### WHAT TO DO
Data follows below. Repeat exactly the lines between the line holding "Clone this chart in Bokeh." and the line holding "from bokeh.core.properties import value", inclusive, and nothing more; drop pictures.

### INPUT MATERIAL
■ ■ ■ ■
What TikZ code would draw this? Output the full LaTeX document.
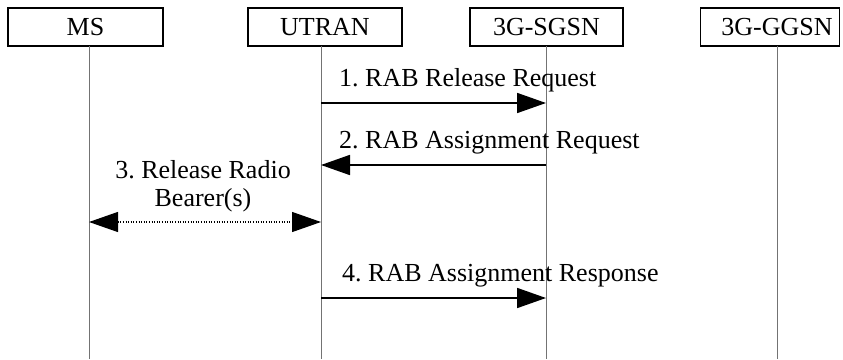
\documentclass[tikz,border=0pt]{standalone}
\usepackage{fontspec}
\setmainfont{Liberation Serif}
\usetikzlibrary{arrows.meta}
\begin{document}
\frenchspacing
\begin{tikzpicture}[x=1pt,y=-1pt,
  txt/.style={font=\fontsize{26}{28}\selectfont\frenchspacing, inner sep=0pt},
  entity/.style={draw=black, line width=1.4pt, minimum height=38pt, inner sep=0pt, font=\fontsize{26}{28}\selectfont},
  life/.style={draw=black!55, line width=1pt},
  msg/.style={draw=black, line width=1.7pt, -{Triangle[length=29pt,width=20pt]}},
  dmsg/.style={draw=black, line width=1.2pt, dash pattern=on 1pt off 1.6pt,
     {Triangle[length=29pt,width=20pt]}-{Triangle[length=29pt,width=20pt]}}]
\useasboundingbox (0,0) rectangle (843,359);
\fill[white] (0,0) rectangle (843,359);
% entities
\node[entity, minimum width=155pt] (ms) at (85.5,27) {MS};
\node[entity, minimum width=154pt] (utran) at (325,27) {UTRAN};
\node[entity, minimum width=153pt] (sgsn) at (546.5,27) {3G-SGSN};
\node[entity, minimum width=139pt] (ggsn) at (770,27) {\hspace*{14pt}3G-GGSN};
% lifelines
\coordinate (msT) at (89,46);   \coordinate (msB) at (89,359);
\coordinate (uT) at (321,46);   \coordinate (uB) at (321,359);
\coordinate (sT) at (546,46);   \coordinate (sB) at (546,359);
\coordinate (gT) at (777,46);   \coordinate (gB) at (777,359);
\draw[life] (msT) -- (msB);
\draw[life] (uT) -- (uB);
\draw[life] (sT) -- (sB);
\draw[life] (gT) -- (gB);
% message points
\coordinate (u1) at (321,103); \coordinate (s1) at (546,103);
\coordinate (s2) at (546,165); \coordinate (u2) at (321,165);
\coordinate (m3) at (89,222);  \coordinate (u3) at (321,222);
\coordinate (u4) at (321,298); \coordinate (s4) at (546,298);
% messages
\draw[msg] (u1) -- (s1);
\node[txt, anchor=base west] (t1) at (339,86) {1. RAB Release Request};
\draw[msg] (s2) -- (u2);
\node[txt, anchor=base west] (t2) at (339,148) {2. RAB Assignment Request};
\draw[dmsg] (m3) -- (u3);
\node[txt, align=center] (t3) at (203,186) {3. Release Radio\\Bearer(s)};
\draw[msg] (u4) -- (s4);
\node[txt, anchor=base west] (t4) at (342,281) {4. RAB Assignment Response};
\end{tikzpicture}
\end{document}
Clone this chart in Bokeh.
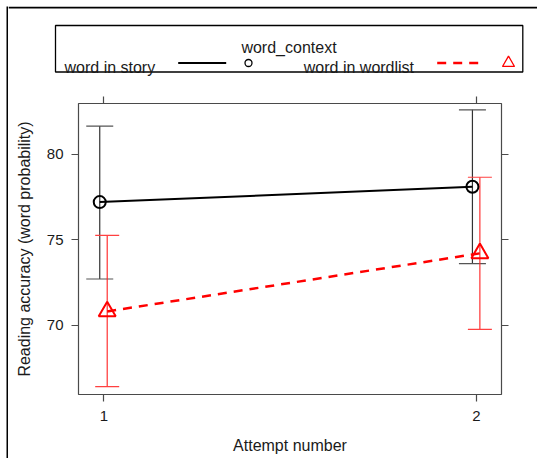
import numpy as np
from bokeh.plotting import figure
from bokeh.models import ColumnDataSource, Whisker, TeeHead, Range1d, LinearAxis, FixedTicker
from bokeh.layouts import column, row
from bokeh.embed import file_html
from bokeh.resources import INLINE
from bokeh.core.properties import value

# ---- data ----
attempts = [1, 2]
contexts = ["word in story", "word in wordlist"]
story_mean = [77.2, 78.1]
story_lower = [72.7, 73.6]
story_upper = [81.65, 82.6]
wordlist_mean = [70.8, 74.2]
wordlist_lower = [66.4, 69.75]
wordlist_upper = [75.25, 78.65]
x_ticks = [1, 2]
y_ticks = [70, 75, 80]
legend_title = "word_context"
x_label = "Attempt number"
y_label = "Reading accuracy (word probability)"

FONT = "Liberation Sans"
FRAME = "#4a4a4a"
TXT = "#1a1a1a"
DODGE_STORY = -0.011
DODGE_LIST = 0.009

# ---- main plot ----
p = figure(width=521, height=370, x_range=Range1d(0.932, 2.067), y_range=Range1d(65.94, 82.97),
           output_backend="svg", toolbar_location=None,
           min_border_left=70, min_border_right=28, min_border_top=15, min_border_bottom=64)
p.frame_align = False
p.grid.visible = False
p.outline_line_color = FRAME
p.outline_line_width = 1.2

def style_axis(ax, ticks, show_labels=True):
    ax.ticker = FixedTicker(ticks=ticks)
    ax.axis_line_color = None
    ax.major_tick_out = 7
    ax.major_tick_in = 0
    ax.minor_tick_line_color = None
    ax.major_tick_line_color = FRAME
    ax.major_tick_line_width = 1.2
    ax.major_label_text_font = FONT
    ax.major_label_text_color = TXT
    ax.major_label_text_font_size = "15px"
    ax.axis_label_text_font = FONT
    ax.axis_label_text_color = TXT
    ax.axis_label_text_font_style = "normal"
    ax.axis_label_text_font_size = "16px"
    if not show_labels:
        ax.major_label_overrides = {t: "" for t in ticks}
        ax.major_label_standoff = 0

style_axis(p.xaxis[0], x_ticks)
style_axis(p.yaxis[0], y_ticks)
p.xaxis[0].axis_label = x_label
p.yaxis[0].axis_label = y_label
p.xaxis[0].major_label_standoff = 9
p.xaxis[0].axis_label_standoff = 13
p.yaxis[0].major_label_standoff = 8
p.yaxis[0].axis_label_standoff = 11

top_ax = LinearAxis()
style_axis(top_ax, x_ticks, show_labels=False)
p.add_layout(top_ax, "above")
right_ax = LinearAxis()
style_axis(right_ax, y_ticks, show_labels=False)
p.add_layout(right_ax, "right")

src_story = ColumnDataSource(dict(x=np.array(attempts) + DODGE_STORY, y=story_mean,
                                  lo=story_lower, hi=story_upper))
src_list = ColumnDataSource(dict(x=np.array(attempts) + DODGE_LIST, y=wordlist_mean,
                                 lo=wordlist_lower, hi=wordlist_upper))

wb = Whisker(base="x", upper="hi", lower="lo", source=src_story, dimension="height",
             line_color="#333333", line_width=1.2,
             upper_head=TeeHead(size=27, line_color="#555555", line_width=1.2),
             lower_head=TeeHead(size=27, line_color="#555555", line_width=1.2))
wr = Whisker(base="x", upper="hi", lower="lo", source=src_list, dimension="height",
             line_color="#ff2020", line_width=1.1,
             upper_head=TeeHead(size=24, line_color="#ff4040", line_width=1.1),
             lower_head=TeeHead(size=24, line_color="#ff4040", line_width=1.1))
p.add_layout(wb)
p.add_layout(wr)

p.line("x", "y", source=src_story, line_color="black", line_width=2)
p.scatter("x", "y", source=src_story, marker="circle", size=12, fill_color=None,
          line_color="black", line_width=2)
p.line("x", "y", source=src_list, line_color="red", line_width=2.5, line_dash="9 7")
p.scatter("x", "y", source=src_list, marker="triangle", size=17, fill_color=None,
          line_color="red", line_width=2)

# ---- legend (lattice-style key) with the picture's top border ----
lg = figure(width=529, height=82, x_range=Range1d(0, 529), y_range=Range1d(82, 0),
            output_backend="svg", toolbar_location=None, x_axis_type=None, y_axis_type=None,
            min_border=0)
lg.frame_align = False
lg.grid.visible = False
lg.outline_line_color = None
lg.quad(left=[0], right=[529], top=[0], bottom=[2], fill_color="black", line_color=None)
lg.quad(left=[47], right=[514.3], top=[19], bottom=[65.5], fill_color=None,
        line_color="black", line_width=1.3)
lg.text(x=[280.5], y=[41], text=[legend_title], text_align="center", text_baseline="alphabetic",
        text_font=value(FONT), text_font_size="16px", text_color=TXT)
lg.text(x=[56, 295.3], y=[61, 61], text=contexts, text_align="left", text_baseline="alphabetic",
        text_font=value(FONT), text_font_size="16px", text_color=TXT)
lg.line(x=[169.7, 217.7], y=[56.5, 56.5], line_color="black", line_width=2)
lg.scatter(x=[240], y=[56.5], marker="circle", size=7, fill_color=None, line_color="black",
           line_width=1.3)
lg.line(x=[428.7, 472], y=[56.5, 56.5], line_color="red", line_width=2.5, line_dash="9 7")
lg.scatter(x=[500], y=[56.5], marker="triangle", size=12, fill_color=None, line_color="red",
           line_width=1.3)

# ---- left border of the picture ----
left_bar = figure(width=2, height=452, output_backend="svg", toolbar_location=None,
                  x_axis_type=None, y_axis_type=None, min_border=0,
                  background_fill_color="black", border_fill_color="black")
left_bar.frame_align = False
left_bar.outline_line_color = None
left_bar.grid.visible = False

layout = row(left_bar, column(lg, p, spacing=0), spacing=0, margin=(6, 0, 0, 6))

open("out.html", "w").write(file_html(layout, INLINE))
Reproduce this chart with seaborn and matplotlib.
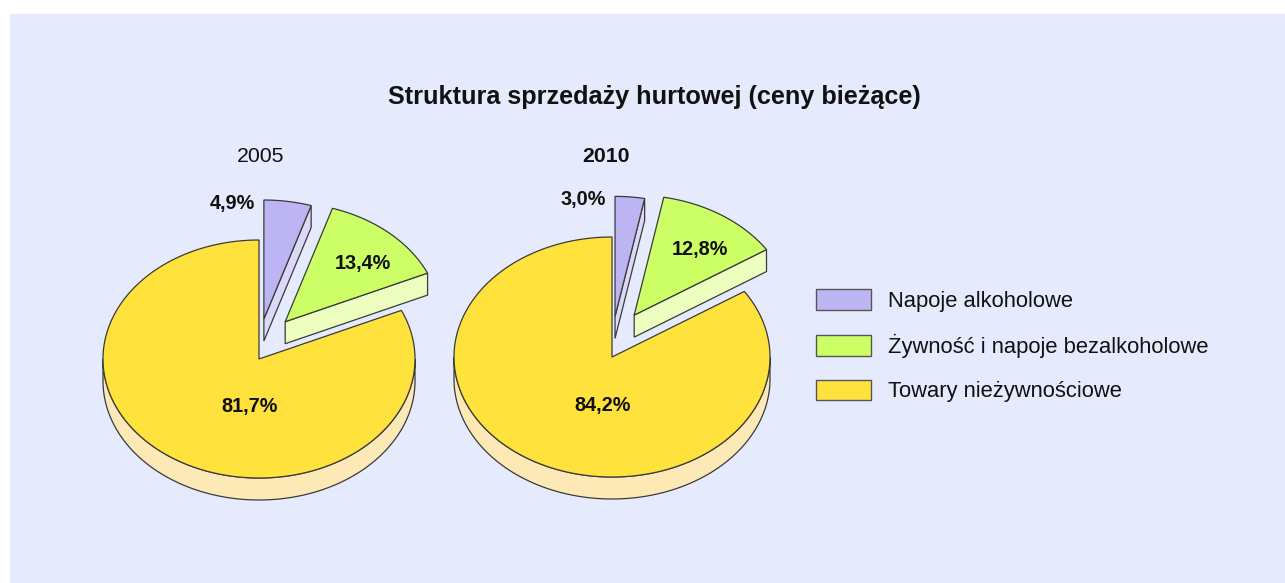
■ ■ ■ ■
### ANSWER TO THIS PROBLEM
Clone this chart in Bokeh.
import numpy as np
from bokeh.plotting import figure
from bokeh.models import ColumnDataSource, Whisker, TeeHead, Range1d, LinearAxis, FixedTicker
from bokeh.layouts import column, row
from bokeh.embed import file_html
from bokeh.resources import INLINE
from bokeh.core.properties import value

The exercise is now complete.